Azure Stack Hub を監視する

azurestack
Published: 2018-12-18
  • 初版:2018年12月
  • 第二版:2019年12月
  • 第三版:2022年3月

はじめに

本エントリーはMicrosoft Azure Stack Advent Calendar 2018の18日目です。

本日のエントリでは、Azure Stack Hub の監視についてまとめます。

Azure Stack の監視手法

ソフトウェアの監視手法

Azure Stack Hub のセキュリティでまとめた通り、Integrated systems は、管理者の Host Node に対する権限を絞っています。そのため、従来のサーバの様に監視用のエージェントを入れてメトリクスやイベントを自分で監視することができません。

では誰が Azure Stack Hub を監視するのか。Azure Stack Hub では、Health Resource Provider と呼ばれる Azure Stack Hub 内部の仕組みが、Azure Stack Hub の各種コンポーネントの正常性を監視しています。自分で自分を監視している形です。
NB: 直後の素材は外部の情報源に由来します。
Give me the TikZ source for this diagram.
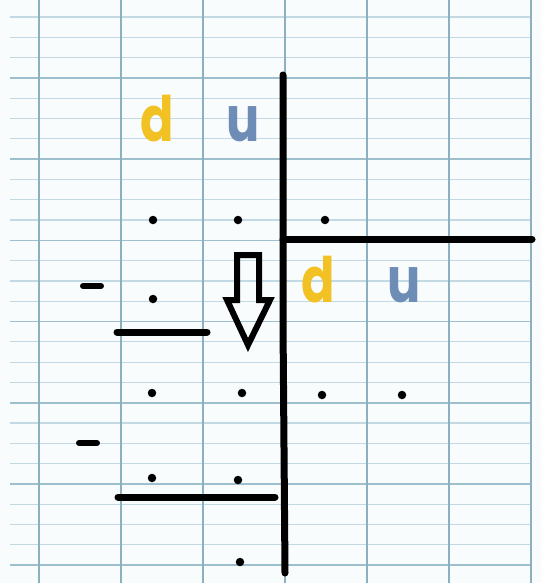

そして、この Health Resource Provider は、異常を検知した場合にアラートを API で公開します。管理者が用意すべきものは、このアラートを取得する仕組みです。なお、Azure Stack Hub はメールや Webhook での通知をサポートしていません。API にアクセスしてアラートを取得する仕組みが必須です。
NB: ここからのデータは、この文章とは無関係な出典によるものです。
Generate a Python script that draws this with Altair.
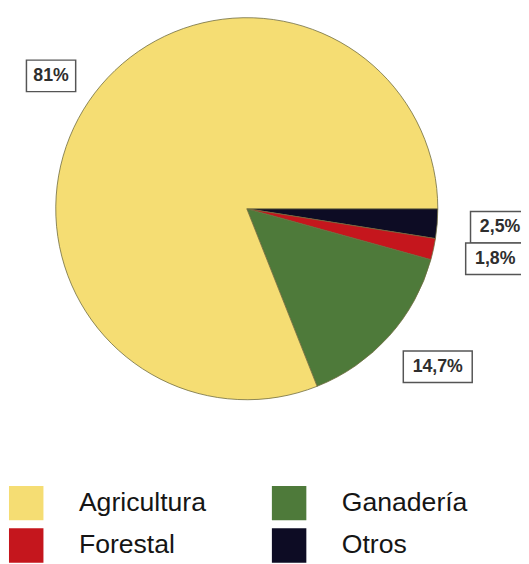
import math
import altair as alt
import pandas as pd

# Slices in clockwise order starting at 3 o'clock
categories = ["Otros", "Forestal", "Ganadería", "Agricultura"]
values = [2.5, 1.8, 14.7, 81.0]
labels = ["2,5%", "1,8%", "14,7%", "81%"]

# Legend is filled column by column
legend_order = ["Agricultura", "Forestal", "Ganadería", "Otros"]
legend_colors = ["#F5DD73", "#C5161D", "#4E7A3A", "#0D0C24"]

df = pd.DataFrame({
    "cat": categories,
    "value": values,
    "label": labels,
    "idx": list(range(len(categories))),
})

CX, CY = 242.5, 199.5
LCX = CX + 8  # label ring centre is slightly right of the pie centre
R = 194
RX, RY = 250, 240
START = math.pi / 2

color = alt.Color(
    "cat:N",
    scale=alt.Scale(domain=legend_order, range=legend_colors),
    legend=alt.Legend(
        title=None,
        orient="none",
        legendX=1,
        legendY=481,
        columns=2,
        symbolType="square",
        symbolSize=1225,
        symbolStrokeWidth=0,
        symbolOpacity=1,
        labelFont="Liberation Sans",
        labelFontSize=27,
        labelColor="#151515",
        labelOffset=36,
        columnPadding=66,
        rowPadding=8,
        padding=0,
        labelLimit=400,
    ),
)

arc = alt.Chart(df).mark_arc(
    outerRadius=R, stroke="#6f6b3e", strokeWidth=0.8
).encode(
    theta=alt.Theta(
        "value:Q",
        stack=True,
        scale=alt.Scale(range=[START, START + 2 * math.pi]),
    ),
    order=alt.Order("idx:Q", sort="ascending"),
    color=color,
    x=alt.value(CX),
    y=alt.value(CY),
)

lab = alt.Chart(df).transform_window(
    cum="sum(value)", sort=[alt.SortField("idx")], frame=[None, 0]
).transform_joinaggregate(
    total="sum(value)"
).transform_calculate(
    ang="2*PI*(datum.cum - datum.value/2)/datum.total"
).transform_calculate(
    lx=f"{LCX} + {RX}*cos(datum.ang)",
    ly=f"{CY} + {RY}*sin(datum.ang)",
    w="10*length(datum.label) + 20",
).transform_calculate(
    x1="datum.lx - datum.w/2",
    x2="datum.lx + datum.w/2",
    y1="datum.ly - 16",
    y2="datum.ly + 16",
)

boxes = lab.mark_rect(fill="white", stroke="#555555", strokeWidth=1.5).encode(
    x=alt.X("x1:Q", scale=None),
    x2="x2:Q",
    y=alt.Y("y1:Q", scale=None),
    y2="y2:Q",
)

texts = lab.mark_text(
    font="Liberation Sans",
    fontSize=18,
    fontWeight="bold",
    color="#2e2e2e",
    align="center",
    baseline="middle",
).encode(
    x=alt.X("lx:Q", scale=None),
    y=alt.Y("ly:Q", scale=None),
    text="label:N",
)

chart = alt.layer(arc, boxes, texts).properties(
    width=521, height=556, autosize="none", padding=0
).configure_view(stroke=None)

chart.save("out.html", embed_options={"renderer": "svg", "actions": False})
アラートを取得する仕組みの一つが、Microsoft がリリースしている System Center Management Pack for Microsoft Azure Stack です。この Management Pack は、Azure Stack Hub の API にアクセスして Health Resource Provider のアラートをチェックします。そして、もしアラートがあった場合、SCOM としてアラートを上げます。管理者が設定すべき項目は、SCOM MP が Azure Stack Hub の API にアクセスするための設定と、Management Pack が検知したアラートをどのように通知するかの部分の設定です。

参考:System Center Management Pack for Microsoft Azure Stack

また、SCOM の Management Pack と同じように、API にアクセスする仕組みを作りこめる監視ツールであれば、Azure Stack Hub を監視できます。SCOM の Management Pack 以外にも次のような実装例が公開されています。

ハードウェアの監視手法

Health Resource Provider は、サーバの BMC から SNMP TRAP を受信することで、OS が認識できないファンや電源ユニットなどのハードウェアコンポーネントも監視できます。ただし、上記で監視できる範囲は Host Node だけです。HLH や ToR Switch、BMC Switch は監視できません。

Azure Stack Hub のハードウェア コンポーネントを監視する

Host Node と HLH、すべてのスイッチを監視するのは、HLH 上で動作する OEM ベンダの運用管理ソフトウェアの役割です。OEM ベンダ製のハードウェアを OEM ベンダ製のツールで監視するという従来通りの監視手法です。ただし、HLH はシングル構成です。そのため HLH が故障した場合、OEM 製ソフトウェアによるハードウェアの監視が停止します。このリスクを許容できない場合は、従来の監視方法で Azure Stack Hub 外から Azure Stack Hub を構成するハードウェアとネットワークスイッチを監視しましょう。

まとめ

本日のエントリでは、Azure Stack Hub の監視をまとめました。Azure Stack Hub のソフトウェアの部分は、Microsoft お勧めの監視設計がなされています。管理者の責任は、お勧めの監視設計が通知したアラートを確認することだけです。既存で SCOM をお使いの方は、そのまま SCOM で Azure Stack Hub を監視するといいでしょう。SCOM をお持ちでない方は、監視の仕組みを新しく作る必要があります。それなりの費用と設備がかかりますので、事前準備を忘れずに。